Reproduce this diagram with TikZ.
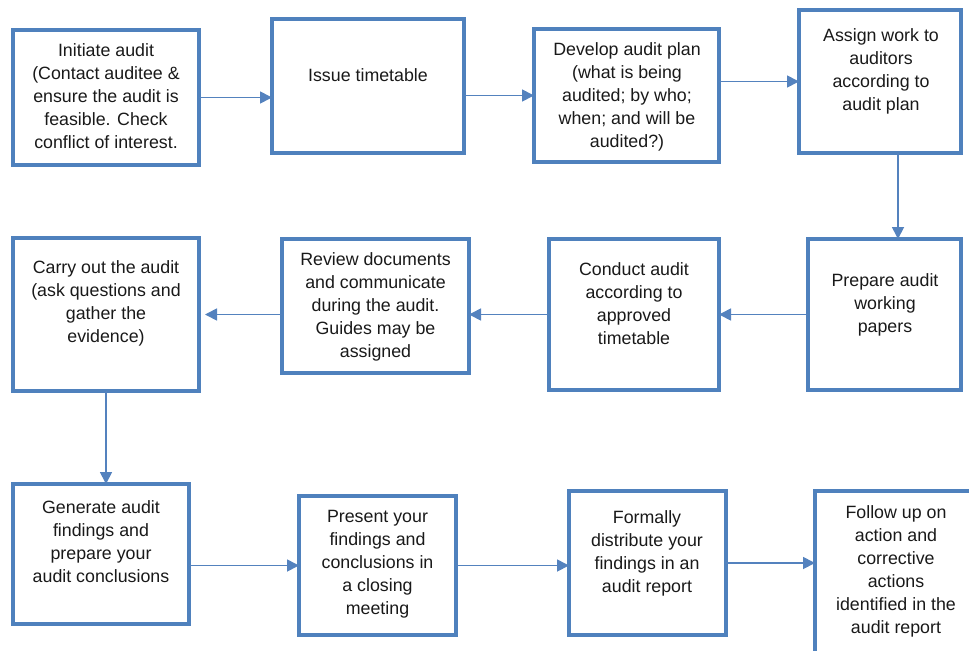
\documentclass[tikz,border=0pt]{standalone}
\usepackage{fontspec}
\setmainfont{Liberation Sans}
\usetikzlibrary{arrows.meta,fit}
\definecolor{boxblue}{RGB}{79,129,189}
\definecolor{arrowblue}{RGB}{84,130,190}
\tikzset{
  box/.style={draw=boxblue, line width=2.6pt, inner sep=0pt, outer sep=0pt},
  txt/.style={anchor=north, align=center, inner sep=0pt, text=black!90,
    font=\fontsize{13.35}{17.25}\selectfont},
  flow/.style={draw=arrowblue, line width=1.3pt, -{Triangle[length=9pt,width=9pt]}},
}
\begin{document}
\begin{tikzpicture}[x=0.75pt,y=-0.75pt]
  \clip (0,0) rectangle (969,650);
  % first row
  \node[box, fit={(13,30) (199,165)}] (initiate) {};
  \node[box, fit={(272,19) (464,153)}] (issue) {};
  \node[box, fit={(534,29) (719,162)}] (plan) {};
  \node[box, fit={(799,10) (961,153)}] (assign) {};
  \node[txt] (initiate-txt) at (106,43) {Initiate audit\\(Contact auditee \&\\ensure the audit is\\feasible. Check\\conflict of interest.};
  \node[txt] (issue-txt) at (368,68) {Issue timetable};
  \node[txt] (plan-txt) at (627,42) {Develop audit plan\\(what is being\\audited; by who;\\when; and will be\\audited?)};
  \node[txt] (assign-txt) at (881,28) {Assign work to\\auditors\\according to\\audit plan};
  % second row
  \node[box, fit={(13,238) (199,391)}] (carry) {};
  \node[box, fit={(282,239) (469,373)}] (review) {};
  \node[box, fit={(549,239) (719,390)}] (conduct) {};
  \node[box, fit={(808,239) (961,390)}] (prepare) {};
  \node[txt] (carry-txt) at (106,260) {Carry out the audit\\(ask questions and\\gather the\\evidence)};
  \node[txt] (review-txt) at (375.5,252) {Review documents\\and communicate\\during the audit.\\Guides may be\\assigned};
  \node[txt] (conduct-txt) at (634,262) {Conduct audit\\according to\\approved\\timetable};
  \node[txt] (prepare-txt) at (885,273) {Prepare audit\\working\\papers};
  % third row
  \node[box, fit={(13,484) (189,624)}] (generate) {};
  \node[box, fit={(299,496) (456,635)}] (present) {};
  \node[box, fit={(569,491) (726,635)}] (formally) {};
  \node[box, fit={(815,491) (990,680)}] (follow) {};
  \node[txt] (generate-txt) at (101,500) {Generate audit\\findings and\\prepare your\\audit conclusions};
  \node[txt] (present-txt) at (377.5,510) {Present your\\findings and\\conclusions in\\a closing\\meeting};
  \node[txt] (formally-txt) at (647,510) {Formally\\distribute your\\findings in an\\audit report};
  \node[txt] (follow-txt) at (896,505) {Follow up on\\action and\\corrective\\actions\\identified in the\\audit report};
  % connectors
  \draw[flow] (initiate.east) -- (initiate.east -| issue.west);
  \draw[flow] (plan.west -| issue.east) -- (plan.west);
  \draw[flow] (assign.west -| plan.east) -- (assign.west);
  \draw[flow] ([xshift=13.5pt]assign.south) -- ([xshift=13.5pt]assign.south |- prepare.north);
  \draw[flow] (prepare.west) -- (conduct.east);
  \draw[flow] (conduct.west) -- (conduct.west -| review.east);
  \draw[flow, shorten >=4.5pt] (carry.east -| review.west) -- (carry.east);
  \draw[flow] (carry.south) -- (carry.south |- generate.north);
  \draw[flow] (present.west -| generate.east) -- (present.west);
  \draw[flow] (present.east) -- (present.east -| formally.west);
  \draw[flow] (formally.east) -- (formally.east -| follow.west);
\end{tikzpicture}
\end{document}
----
Exactly as written, return every line of the listing, but not the pictures.

Reproduce this diagram with TikZ.
\documentclass[tikz,border=0pt]{standalone}
\usepackage{fontspec}
\setmainfont{Liberation Sans}
\usetikzlibrary{arrows.meta,fit}
\definecolor{boxblue}{RGB}{79,129,189}
\definecolor{arrowblue}{RGB}{84,130,190}
\tikzset{
  box/.style={draw=boxblue, line width=2.6pt, inner sep=0pt, outer sep=0pt},
  txt/.style={anchor=north, align=center, inner sep=0pt, text=black!90,
    font=\fontsize{13.35}{17.25}\selectfont},
  flow/.style={draw=arrowblue, line width=1.3pt, -{Triangle[length=9pt,width=9pt]}},
}
\begin{document}
\begin{tikzpicture}[x=0.75pt,y=-0.75pt]
  \clip (0,0) rectangle (969,650);
  % first row
  \node[box, fit={(13,30) (199,165)}] (initiate) {};
  \node[box, fit={(272,19) (464,153)}] (issue) {};
  \node[box, fit={(534,29) (719,162)}] (plan) {};
  \node[box, fit={(799,10) (961,153)}] (assign) {};
  \node[txt] (initiate-txt) at (106,43) {Initiate audit\\(Contact auditee \&\\ensure the audit is\\feasible. Check\\conflict of interest.};
  \node[txt] (issue-txt) at (368,68) {Issue timetable};
  \node[txt] (plan-txt) at (627,42) {Develop audit plan\\(what is being\\audited; by who;\\when; and will be\\audited?)};
  \node[txt] (assign-txt) at (881,28) {Assign work to\\auditors\\according to\\audit plan};
  % second row
  \node[box, fit={(13,238) (199,391)}] (carry) {};
  \node[box, fit={(282,239) (469,373)}] (review) {};
  \node[box, fit={(549,239) (719,390)}] (conduct) {};
  \node[box, fit={(808,239) (961,390)}] (prepare) {};
  \node[txt] (carry-txt) at (106,260) {Carry out the audit\\(ask questions and\\gather the\\evidence)};
  \node[txt] (review-txt) at (375.5,252) {Review documents\\and communicate\\during the audit.\\Guides may be\\assigned};
  \node[txt] (conduct-txt) at (634,262) {Conduct audit\\according to\\approved\\timetable};
  \node[txt] (prepare-txt) at (885,273) {Prepare audit\\working\\papers};
  % third row
  \node[box, fit={(13,484) (189,624)}] (generate) {};
  \node[box, fit={(299,496) (456,635)}] (present) {};
  \node[box, fit={(569,491) (726,635)}] (formally) {};
  \node[box, fit={(815,491) (990,680)}] (follow) {};
  \node[txt] (generate-txt) at (101,500) {Generate audit\\findings and\\prepare your\\audit conclusions};
  \node[txt] (present-txt) at (377.5,510) {Present your\\findings and\\conclusions in\\a closing\\meeting};
  \node[txt] (formally-txt) at (647,510) {Formally\\distribute your\\findings in an\\audit report};
  \node[txt] (follow-txt) at (896,505) {Follow up on\\action and\\corrective\\actions\\identified in the\\audit report};
  % connectors
  \draw[flow] (initiate.east) -- (initiate.east -| issue.west);
  \draw[flow] (plan.west -| issue.east) -- (plan.west);
  \draw[flow] (assign.west -| plan.east) -- (assign.west);
  \draw[flow] ([xshift=13.5pt]assign.south) -- ([xshift=13.5pt]assign.south |- prepare.north);
  \draw[flow] (prepare.west) -- (conduct.east);
  \draw[flow] (conduct.west) -- (conduct.west -| review.east);
  \draw[flow, shorten >=4.5pt] (carry.east -| review.west) -- (carry.east);
  \draw[flow] (carry.south) -- (carry.south |- generate.north);
  \draw[flow] (present.west -| generate.east) -- (present.west);
  \draw[flow] (present.east) -- (present.east -| formally.west);
  \draw[flow] (formally.east) -- (formally.east -| follow.west);
\end{tikzpicture}
\end{document}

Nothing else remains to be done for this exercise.